Enhancements of hydrogen adsorption energy in M-MOF-525 (M= Ti, V, Zr and Hf): A DFT study

Electric dipole moment and hydrogen adsorption properties of four different Metal–Organic Framework-525, namely M-MOF-525 (M= Ti, V, Zr and Hf) were computed via the first-principles technique. Our calculation results revealed that the bond length between M–O (M= Ti, V, Zr and Hf) of the metal-oxide cluster is proportional to the atomic radius of M in metal-oxide cluster. The increasing of the M–O distance results in enhancement of electric dipole moment of the M-MOF-525. Moreover, it was found that the averaged M-O distances are 2.10, 2.05, 2.24 and 2.25 Å for Ti-, V-, Zr- and Hf-MOF-525, respectively. To investigate the hydrogen adsorption property, all possible hydrogen adsorption sites in the M-MOF-525 must be firstly searched. According to our calculation results, five stable hydrogen adsorption sites were found. For each adsorption site, two orientations of the HH bonding, namely parallel and perpendicular directions, were considered.
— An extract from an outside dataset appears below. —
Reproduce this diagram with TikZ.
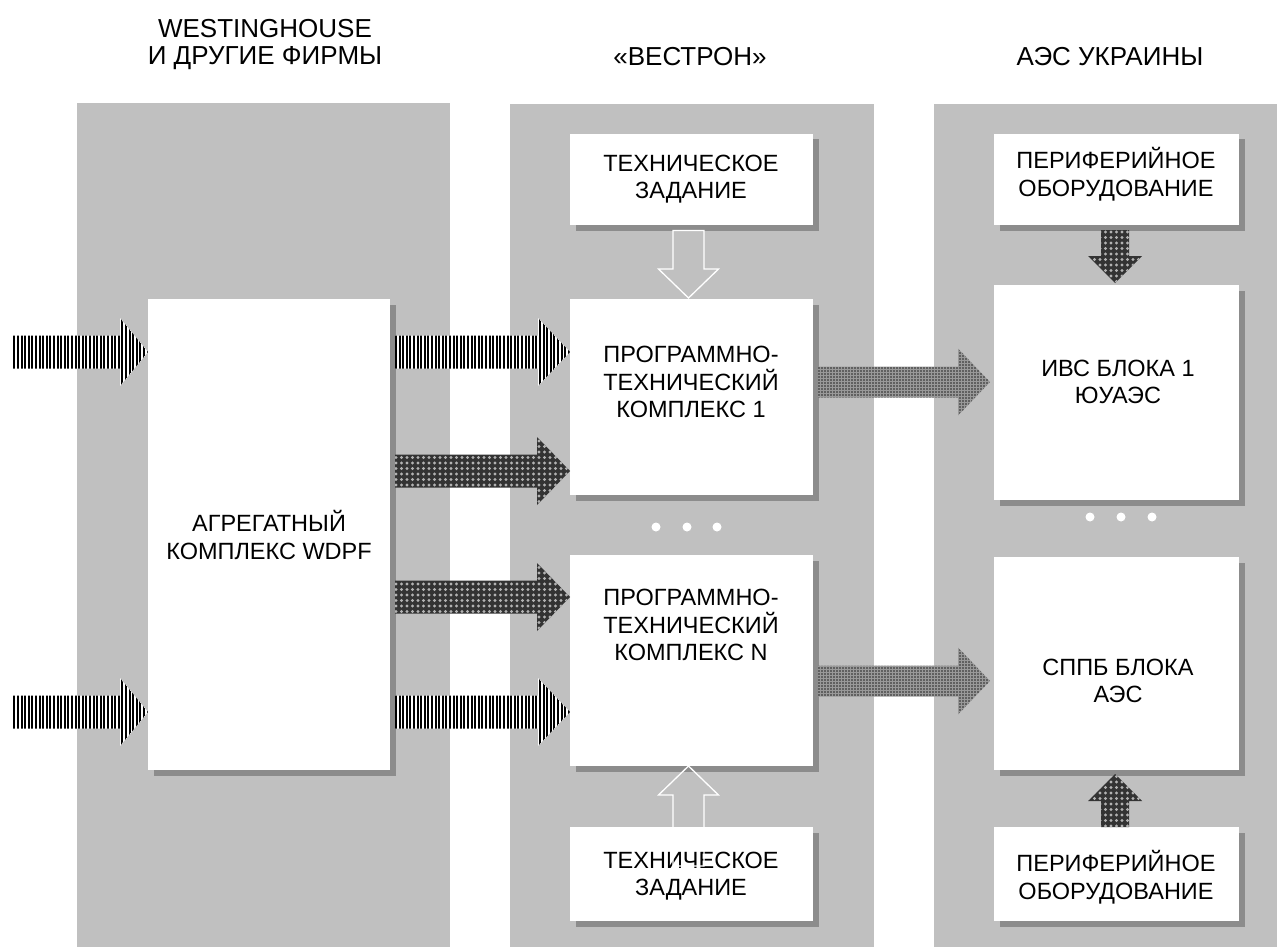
\documentclass[tikz,border=0pt]{standalone}
\usepackage{fontspec}
\setmainfont{Liberation Sans}
\usetikzlibrary{calc,patterns.meta,shadows}

\definecolor{panelc}{RGB}{192,192,192}
\definecolor{shadowc}{RGB}{140,140,140}

\tikzset{
  panelbox/.style={fill=panelc, draw=none},
  wbox/.style={fill=white, draw=none, inner sep=0pt, outer sep=0pt,
    drop shadow={shadow xshift=6pt, shadow yshift=-5.5pt, fill=shadowc, opacity=1}},
  lbl/.style={align=center, font=\fontsize{23.5}{27.5}\selectfont, inner sep=0pt},
  hdr/.style={align=center, font=\fontsize{26}{27}\selectfont, inner sep=0pt},
  striped/.style={preaction={fill=white},
    pattern={Lines[angle=90,distance=3.6pt,line width=1.9pt]}, pattern color=black},
  crossed/.style={preaction={fill=black!80},
    pattern={Dots[distance=5.5pt,radius=1.7pt]}, pattern color=black!30},
  dotted/.style={preaction={fill=black!40},
    pattern={Dots[distance=3pt,radius=0.8pt]}, pattern color=black!85},
  hollow/.style={draw=white, line width=1.3pt, line join=miter},
  dotw/.style={circle, fill=white, minimum size=9pt, inner sep=0pt},
}

% #1 style, #2 from, #3 to, #4 half shaft, #5 half head, #6 head length
\newcommand\blockarrow[6]{%
  \coordinate (hb) at ($(#3)!#6!(#2)$);
  \path[#1] ($(#2)!#4!90:(#3)$) -- ($(hb)!#4!90:(#3)$) -- ($(hb)!#5!90:(#3)$)
    -- (#3) -- ($(hb)!#5!-90:(#3)$) -- ($(hb)!#4!-90:(#3)$)
    -- ($(#2)!#4!-90:(#3)$) -- cycle;
}

\begin{document}
\begin{tikzpicture}[x=1pt,y=-1pt]
\useasboundingbox (0,0) rectangle (1277,947);

% panels
\path[panelbox] (77,103) rectangle (450,947);
\path[panelbox] (510,104) rectangle (874,947);
\path[panelbox] (934,104) rectangle (1277,947);

% headers
\node[hdr] (h1) at (265,44.5) {WESTINGHOUSE\\И ДРУГИЕ ФИРМЫ};
\node[hdr] (h2) at (690,57) {«ВЕСТРОН»};
\node[hdr] (h3) at (1110,57) {АЭС УКРАИНЫ};

% boxes
\node[wbox, minimum width=242pt, minimum height=471pt] (big) at (269,534.5) {};
\node[wbox, minimum width=243pt, minimum height=91pt] (tz1) at (691.5,179.5) {};
\node[wbox, minimum width=243pt, minimum height=196pt] (prog1) at (691.5,397) {};
\node[wbox, minimum width=243pt, minimum height=211pt] (progN) at (691.5,660.5) {};
\node[wbox, minimum width=243pt, minimum height=94pt] (tz2) at (691.5,874) {};
\node[wbox, minimum width=245pt, minimum height=91pt] (per1) at (1116.5,179.5) {};
\node[wbox, minimum width=245pt, minimum height=215pt] (ivs) at (1116.5,392.5) {};
\node[wbox, minimum width=245pt, minimum height=213pt] (sppb) at (1116.5,663.5) {};
\node[wbox, minimum width=245pt, minimum height=94pt] (per2) at (1116.5,874) {};

% texts
\node[lbl] (bigt) at (269,535) {АГРЕГАТНЫЙ\\КОМПЛЕКС WDPF};
\node[lbl] (tz1t) at (691,179) {ТЕХНИЧЕСКОЕ\\ЗАДАНИЕ};
\node[lbl] (prog1t) at (691,382) {ПРОГРАММНО-\\ТЕХНИЧЕСКИЙ\\КОМПЛЕКС 1};
\node[lbl] (progNt) at (691,625) {ПРОГРАММНО-\\ТЕХНИЧЕСКИЙ\\КОМПЛЕКС N};
\node[lbl] (tz2t) at (691,876) {ТЕХНИЧЕСКОЕ\\ЗАДАНИЕ};
\node[lbl] (per1t) at (1116,174) {ПЕРИФЕРИЙНОЕ\\ОБОРУДОВАНИЕ};
\node[lbl] (ivst) at (1118,382) {ИВС БЛОКА 1\\ЮУАЭС};
\node[lbl] (sppbt) at (1118,681) {СППБ БЛОКА\\АЭС};
\node[lbl] (per2t) at (1116,877) {ПЕРИФЕРИЙНОЕ\\ОБОРУДОВАНИЕ};

% ellipsis dots
\node[dotw] (e1) at (656,527) {};
\node[dotw] (e2) at (687,527) {};
\node[dotw] (e3) at (717,527) {};
\node[dotw] (e4) at (1090,517) {};
\node[dotw] (e5) at (1121,517) {};
\node[dotw] (e6) at (1152,517) {};

% input arrows (free ends)
\coordinate (in1) at (12,352);
\coordinate (in2) at (12,712);
\blockarrow{striped}{in1}{big.west |- in1}{16.5pt}{34pt}{28pt}
\blockarrow{striped}{in2}{big.west |- in2}{16.5pt}{34pt}{28pt}

% big -> program complexes
\coordinate (o1) at (395,352);
\coordinate (o2) at (395,471);
\coordinate (o3) at (395,597);
\coordinate (o4) at (395,712);
\blockarrow{striped}{o1}{prog1.west |- o1}{16.5pt}{34pt}{32pt}
\blockarrow{crossed}{o2}{prog1.west |- o2}{16.5pt}{34pt}{33pt}
\blockarrow{crossed}{o3}{progN.west |- o3}{16.5pt}{34pt}{33pt}
\blockarrow{striped}{o4}{progN.west |- o4}{16.5pt}{34pt}{32pt}

% program complexes -> plant systems
\coordinate (p1) at (818,382);
\coordinate (p2) at (818,681);
\blockarrow{dotted}{p1}{$(ivs.west |- p1)+(-4,0)$}{15.5pt}{33.5pt}{32pt}
\blockarrow{dotted}{p2}{$(sppb.west |- p2)+(-4,0)$}{15.5pt}{33.5pt}{32pt}

% peripheral equipment arrows
\blockarrow{crossed}{$(per1.south)+(-1.5,5)$}{$(ivs.north)+(-1.5,-2)$}{14pt}{27pt}{27pt}
\blockarrow{crossed}{$(per2.north)+(-1.5,0)$}{$(sppb.south)+(-1.5,4)$}{14pt}{27pt}{27pt}

% technical specification arrows (hollow)
\blockarrow{hollow}{$(tz1.south)+(-3,5.5)$}{$(prog1.north)+(-3,-1)$}{15.5pt}{30pt}{29pt}
\blockarrow{hollow}{$(tz2.north)+(-3,39)$}{$(progN.south)+(-3,0)$}{15.5pt}{30pt}{29pt}
\end{tikzpicture}
\end{document}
Based on our calculation results, it was found that the Ti- and V-MOF-525 are unable to bind a hydrogen molecule on their surfaces, whereas a hydrogen molecule can trap on the surface of the Zr- and Hf-MOF-525. This is owing to stronger electric dipole moments of Zr- and Hf-MOF-525 in comparison to Ti- and V-MOF-525. For the Zr-MOF-525, the hydrogen molecule can trap on this structure with hydrogen adsorption energy ranging from 0.04–0.15 eV/H2. Additionally, the hydrogen binding energies of the Hf-MOF-525 range from 0.06 to 0.16 eV/H2. According to our computational results, it was obviously seen that hydrogen adsorption energy of the site near metal oxide cluster is always larger than that of the TpCPP linker. Lastly, we also found that the interaction between the hydrogen molecule and the M-MOF-525 host is mainly governed by a weak dispersive interaction.